Easter is a day of glory: the triumph of Christ over death. It’s a day for Bach, who wrote the masterpieces we’ve heard for weeks and will, if we attend certain services, hear again today. That music weighs heavily on some of us, reminding us of other holidays and dear ones who are lost to us. So… enough of Bach, bring on Mozart!

This Mozart was inspired by grief — but the violinist’s joy reaches across time and loss. Her pleasure in the music is total. In a season when events and personalities can easily submerge us in gloom, her pleasure is pure. Just watch the video — share Julia Fischer’s  joy. For this listener, it’s a blessing. My holiday wish: that it’s also yours. 

In 1778, when he was poor and unloved in Paris, the 22-year-old Mozart watched his mother die. He grieved mightily, and left Paris as soon as he could. The following year he wrote the Sinfonie Concertante.

Wikipedia doesn’t mention the work in its biography of Mozart. But then neither did Mozart. Nor did any of his contemporaries. It’s believed he wrote the Sinfonia Concertante so he could play it with the Salzburg court Konzertmeister Antonio Brunetti. Some say they can hear signs of grief in the second movement. Some say that “darker undercurrents” in the C minor andante reflect his “his smoldering discontent with his Salzburg servitude.”

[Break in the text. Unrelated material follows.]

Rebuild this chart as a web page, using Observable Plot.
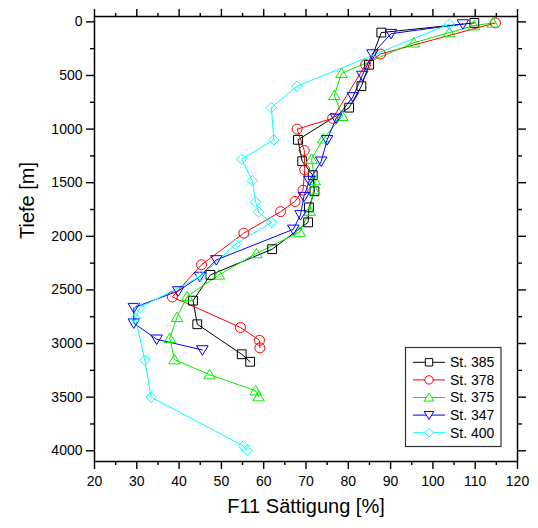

No matter. Just listen to the 24-year-old violinist Julia Fischer and her partner, Gordan Nikolic, as they record some of this piece. Her smile speaks volumes. [To buy the CD from Amazon, click here.]

Notice where Fischer and Nikolic stand — in the middle of the orchestra. That produces a sound more like what you’d hear in a live performance. They don’t grab the limelight, they blend. And the viola — Mozart’s favorite string instrument — is equal to the violin.

Fun Fact: “The Sinfonia Concertante was mentioned in William Styron’s 1979 novel Sophie’s Choice; after a stranger molests Sophie on the subway, she hears the Sinfonia Concertante on the radio, which brings back memories of her childhood in Kraków and snaps her out of her depression.”